Simone Biles says she ‘should have quit way before’ Tokyo Olympics

LOIC VENANCE/AFP via Getty Images

(NEW YORK) — Simone Biles, a four-time Olympic gold medalist gymnast, said she should have quit competing “way before” the Tokyo Olympics, where she had to withdraw from several events due to mental health struggles.

“If you looked at everything I’ve gone through for the past seven years, I should have never made another Olympic team,” Biles said in a new interview with LOIC VENANCE/AFP via Getty Images). “I should have quit way before Tokyo, when Larry Nassar was in the media for two years.”

“It was too much,” she said. “But I was not going to let him take something I’ve worked for since I was 6 years old. I wasn’t going to let him take that joy away from me. So I pushed past that for as long as my mind and my body would let me.”

Biles, 24, was on track at this summer’s Olympics to win an unprecedented six gold medals during the Games, with the aim of also becoming the first woman since 1968 to win back-to-back titles in the all-around.

After stumbling on a vault landing in the team competition final, Biles withdrew from three of her event finals, citing her mental health.

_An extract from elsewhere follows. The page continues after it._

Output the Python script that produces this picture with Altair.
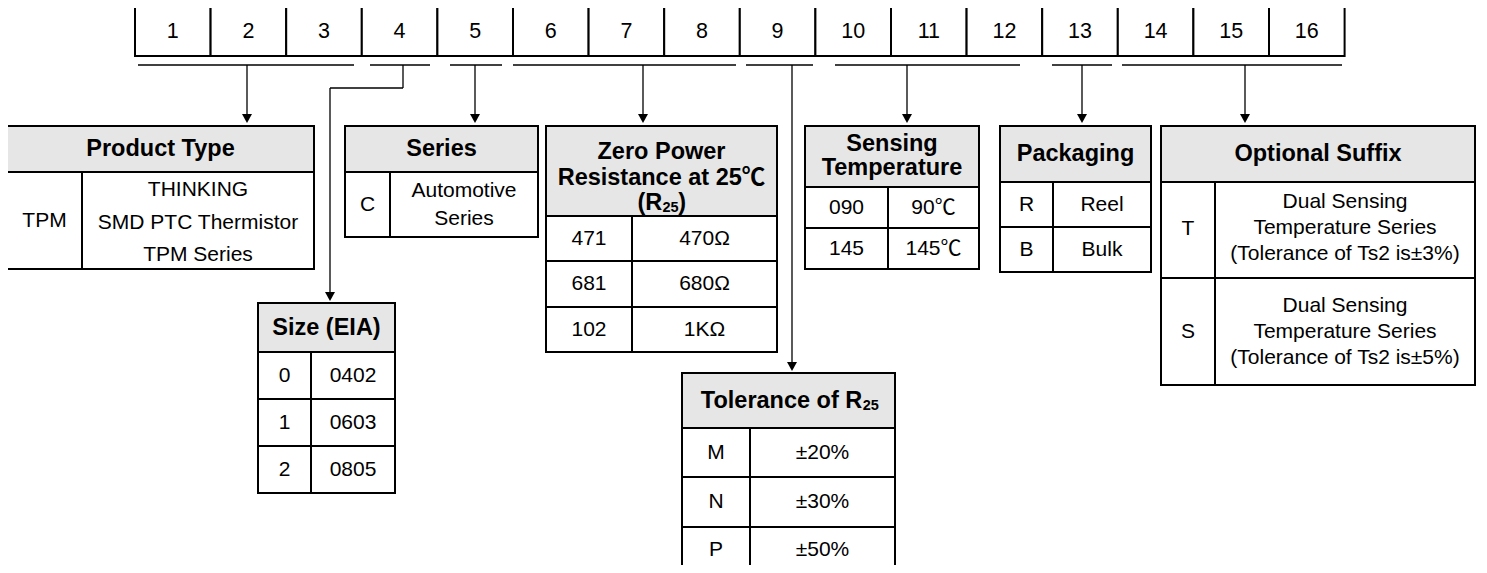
import altair as alt
import pandas as pd

# ---------------- content ----------------
DIGITS = [str(i) for i in range(1, 17)]

PRODUCT_TYPE_TITLE = ["Product Type"]
PRODUCT_TYPE_CODES = ["TPM"]
PRODUCT_TYPE_VALUES = [["THINKING", "SMD PTC Thermistor", "TPM Series"]]

SERIES_TITLE = ["Series"]
SERIES_CODES = ["C"]
SERIES_VALUES = [["Automotive", "Series"]]

SIZE_TITLE = ["Size (EIA)"]
SIZE_CODES = ["0", "1", "2"]
SIZE_VALUES = [["0402"], ["0603"], ["0805"]]

R25_TITLE = ["Zero Power", "Resistance at 25℃"]
R25_TITLE_SUB = ["(R", "25", ")"]
R25_CODES = ["471", "681", "102"]
R25_VALUES = [["470Ω"], ["680Ω"], ["1KΩ"]]

TOL_TITLE_SUB = ["Tolerance of R", "25"]
TOL_CODES = ["M", "N", "P"]
TOL_VALUES = [["±20%"], ["±30%"], ["±50%"]]

TEMP_TITLE = ["Sensing", "Temperature"]
TEMP_CODES = ["090", "145"]
TEMP_VALUES = [["90℃"], ["145℃"]]

PACK_TITLE = ["Packaging"]
PACK_CODES = ["R", "B"]
PACK_VALUES = [["Reel"], ["Bulk"]]

SUFFIX_TITLE = ["Optional Suffix"]
SUFFIX_CODES = ["T", "S"]
SUFFIX_VALUES = [
    ["Dual Sensing", "Temperature Series", "(Tolerance of Ts2 is±3%)"],
    ["Dual Sensing", "Temperature Series", "(Tolerance of Ts2 is±5%)"],
]

# ---------------- layout (reference pixel space) ----------------
CELL_X0, CELL_W, CELL_Y0, CELL_Y1 = 135, 75.6, 7, 56
UNDER_Y = 65
UNDERLINES = [(138, 354), (370, 430), (450, 502), (513, 736),
              (746, 813), (835, 1020), (1052, 1112), (1122, 1342)]
STRAIGHT_ARROWS = [247, 475, 643, 907, 1082, 1245]
TOP_TIP = 123
# elbow connector for digit 4 -> Size, and straight long one for 9 -> Tolerance
ELBOW = dict(x_top=403, y_mid=88, x_bot=330, tip=301)
LONG = dict(x=792, tip=371)

GEOM = {
    "pt": dict(x0=7, x1=314, y0=126, yh=172, y1=269, xd=82, rows=[],
               title_y=[149], code_y=[221], val_y=[[190, 222.5, 255]]),
    "series": dict(x0=345, x1=538, y0=126, yh=172, y1=237, xd=390, rows=[],
                   title_y=[149], code_y=[205], val_y=[[191, 219]]),
    "size": dict(x0=258, x1=395, y0=303, yh=352, y1=493, xd=311, rows=[399, 446],
                 title_y=[328], code_y=[375.5, 422.5, 469.5],
                 val_y=[[375.5], [422.5], [469.5]]),
    "r25": dict(x0=546, x1=777, y0=126, yh=216, y1=352, xd=632, rows=[261, 307],
                title_y=[152, 178], code_y=[238.5, 284, 329.5],
                val_y=[[238.5], [284], [329.5]]),
    "tol": dict(x0=682, x1=895, y0=373, yh=428, y1=600, xd=750, rows=[477, 527],
                title_y=[], code_y=[452.5, 502, 550], val_y=[[452.5], [502], [550]]),
    "temp": dict(x0=805, x1=979, y0=126, yh=187, y1=269, xd=888, rows=[228],
                 title_y=[144, 168], code_y=[207.5, 248.5], val_y=[[207.5], [248.5]]),
    "pack": dict(x0=1000, x1=1151, y0=126, yh=182, y1=272, xd=1053, rows=[227],
                 title_y=[154], code_y=[204.5, 249.5], val_y=[[204.5], [249.5]]),
    "suffix": dict(x0=1161, x1=1475, y0=126, yh=182, y1=385, xd=1215, rows=[278],
                   title_y=[154], code_y=[229, 332],
                   val_y=[[202, 228, 254], [306, 332, 358]]),
}

FS_REG, FS_BOLD, FS_SUB, FS_DIGIT = 21, 23.5, 14.5, 21.5
HEADER_FILL = "#e6e6e6"
FONT = "Liberation Sans, Arial, Noto Sans CJK SC, sans-serif"

rects, rules, heads = [], [], []
texts = {("normal", "center"): [], ("bold", "center"): [],
         ("bold", "right"): [], ("bold", "left"): []}


def add_text(x, y, t, fs, weight="normal", align="center"):
    texts[(weight, align)].append(dict(x=x, y=y, text=t, fs=fs))


# top digit cells
for i, d in enumerate(DIGITS):
    xa = CELL_X0 + CELL_W * i
    rects.append(dict(x=xa, x2=xa + CELL_W, y=CELL_Y0, y2=CELL_Y1, fill="white"))
    add_text(xa + CELL_W / 2, (CELL_Y0 + CELL_Y1) / 2, d, FS_DIGIT)

# underlines
for a, b in UNDERLINES:
    rules.append(dict(x=a, x2=b, y=UNDER_Y, y2=UNDER_Y, w=1.7))

# arrows
for ax in STRAIGHT_ARROWS:
    rules.append(dict(x=ax, x2=ax, y=UNDER_Y, y2=TOP_TIP - 3, w=1.3))
    heads.append(dict(x=ax, y=TOP_TIP - 5))
e = ELBOW
rules += [dict(x=e["x_top"], x2=e["x_top"], y=UNDER_Y, y2=e["y_mid"], w=1.3),
          dict(x=e["x_bot"], x2=e["x_top"], y=e["y_mid"], y2=e["y_mid"], w=1.3),
          dict(x=e["x_bot"], x2=e["x_bot"], y=e["y_mid"], y2=e["tip"] - 3, w=1.3)]
heads.append(dict(x=e["x_bot"], y=e["tip"] - 5))
rules.append(dict(x=LONG["x"], x2=LONG["x"], y=UNDER_Y, y2=LONG["tip"] - 3, w=1.3))
heads.append(dict(x=LONG["x"], y=LONG["tip"] - 5))


def table(g, title_lines, codes, values):
    rects.append(dict(x=g["x0"], x2=g["x1"], y=g["yh"], y2=g["y1"], fill="white"))
    rects.append(dict(x=g["x0"], x2=g["x1"], y=g["y0"], y2=g["yh"], fill=HEADER_FILL))
    rules.append(dict(x=g["xd"], x2=g["xd"], y=g["yh"], y2=g["y1"], w=2))
    for ry in g["rows"]:
        rules.append(dict(x=g["x0"], x2=g["x1"], y=ry, y2=ry, w=2))
    tx = (g["x0"] + g["x1"]) / 2
    for t, ty in zip(title_lines, g["title_y"]):
        add_text(tx, ty, t, FS_BOLD, "bold")
    cx = (g["x0"] + g["xd"]) / 2
    vx = (g["xd"] + g["x1"]) / 2
    for c, cy, vals, vys in zip(codes, g["code_y"], values, g["val_y"]):
        add_text(cx, cy, c, FS_REG)
        for v, vy in zip(vals, vys):
            add_text(vx, vy, v, FS_REG)


table(GEOM["pt"], PRODUCT_TYPE_TITLE, PRODUCT_TYPE_CODES, PRODUCT_TYPE_VALUES)
table(GEOM["series"], SERIES_TITLE, SERIES_CODES, SERIES_VALUES)
table(GEOM["size"], SIZE_TITLE, SIZE_CODES, SIZE_VALUES)
table(GEOM["r25"], R25_TITLE, R25_CODES, R25_VALUES)
table(GEOM["tol"], [], TOL_CODES, TOL_VALUES)
table(GEOM["temp"], TEMP_TITLE, TEMP_CODES, TEMP_VALUES)
table(GEOM["pack"], PACK_TITLE, PACK_CODES, PACK_VALUES)
table(GEOM["suffix"], SUFFIX_TITLE, SUFFIX_CODES, SUFFIX_VALUES)

# titles with subscripts
g = GEOM["r25"]
c = (g["x0"] + g["x1"]) / 2
add_text(c + 0.7, 203, R25_TITLE_SUB[0], FS_BOLD, "bold", "right")
add_text(c + 0.9, 208, R25_TITLE_SUB[1], FS_SUB, "bold", "left")
add_text(c + 16.8, 203, R25_TITLE_SUB[2], FS_BOLD, "bold", "left")
g = GEOM["tol"]
c = (g["x0"] + g["x1"]) / 2
add_text(c + 73.8, 401, TOL_TITLE_SUB[0], FS_BOLD, "bold", "right")
add_text(c + 74.3, 406, TOL_TITLE_SUB[1], FS_SUB, "bold", "left")

# ---------------- chart ----------------
XS = alt.Scale(domain=[8, 1479], nice=False, zero=False)
YS = alt.Scale(domain=[8, 565], nice=False, zero=False, reverse=True)


def X(f="x"):
    return alt.X(f"{f}:Q", scale=XS, axis=None)


def Y(f="y"):
    return alt.Y(f"{f}:Q", scale=YS, axis=None)


rect_layer = alt.Chart(pd.DataFrame(rects)).mark_rect(
    stroke="black", strokeWidth=2, clip=True
).encode(x=X(), x2="x2:Q", y=Y(), y2="y2:Q", fill=alt.Fill("fill:N", scale=None))

rule_layer = alt.Chart(pd.DataFrame(rules)).mark_rule(color="black", clip=True).encode(
    x=X(), x2="x2:Q", y=Y(), y2="y2:Q", strokeWidth=alt.StrokeWidth("w:Q", scale=None)
)

head_layer = alt.Chart(pd.DataFrame(heads)).mark_point(
    shape="M-1,-0.8L1,-0.8L0,1Z", filled=True, color="black", size=100, opacity=1,
    strokeWidth=0
).encode(x=X(), y=Y())

layers = [rect_layer, rule_layer, head_layer]
for (weight, align), rows in texts.items():
    if not rows:
        continue
    layers.append(
        alt.Chart(pd.DataFrame(rows)).mark_text(
            font=FONT, fontWeight=weight, align=align, baseline="middle", color="black"
        ).encode(x=X(), y=Y(), text="text:N", size=alt.Size("fs:Q", scale=None))
    )

chart = alt.layer(*layers).properties(
    width=1471, height=557, padding=0, autosize=alt.AutoSizeParams(type="none")
).configure_view(stroke=None)

chart.save("out.html", embed_options={"renderer": "svg", "actions": False})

Earlier this month, while testifying before Congress, Biles tied her performance in Tokyo to her struggle to recover mentally after being abused by Nassar, a former USA Gymnastics team doctor who is now serving up to 175 years in prison for sexually assaulting hundreds of girls and women.

In the interview with New York Magazine, Biles said she is back in therapy and calls her recovery from the abuse she suffered a frustratingly long “work in progress.”

“You get surgery, it’s fixed. Why can’t someone just tell me in six months it’ll be over?” Biles said. “Like, hello, where are the double-A batteries? Can we just stick them back in? Can we go?”

Leading up to the Tokyo Games, Biles said she “didn’t feel as confident as I should have been with as much training as we had.”

Once there, Biles said she faced what in gymnastics is called “the twisties,” when one loses sense of where they are in the air or in their routine.

“If I still had my air awareness, and I just was having a bad day, I would have continued,” Biles told the magazine. “But it was more than that.”

“It’s so dangerous,” she said. “It’s basically life or death. It’s a miracle I landed on my feet. If that was any other person, they would have gone out on a stretcher. As soon as I landed that vault, I went and told my coach: ‘I cannot continue.’”

Biles faced criticism from some when she withdrew from her Olympic events, but she was mostly applauded for listening to her body and prioritizing her mental health.

To those critics who said she went to Tokyo and quit, Biles compared what she went through to suddenly waking up blind one day.

“Say up until you’re 30 years old, you have your complete eyesight,” she said. “One morning, you wake up, you can’t see … but people tell you to go on and do your daily job as if you still have your eyesight. You’d be lost, wouldn’t you? That’s the only thing I can relate it to. I have been doing gymnastics for 18 years. I woke up — lost it. How am I supposed to go on with my day?”

In the nearly two months since she returned home from Tokyo, Biles said she has had time to come to terms with what happened, though she said it still feels in many ways like she “jumped out of a moving train.”

“Everybody asks, ‘If you could go back, would you?’ ” Biles told New York Magazine. “No. I wouldn’t change anything because everything happens for a reason. And I learned a lot about myself — courage, resilience, how to say no and speak up for yourself.”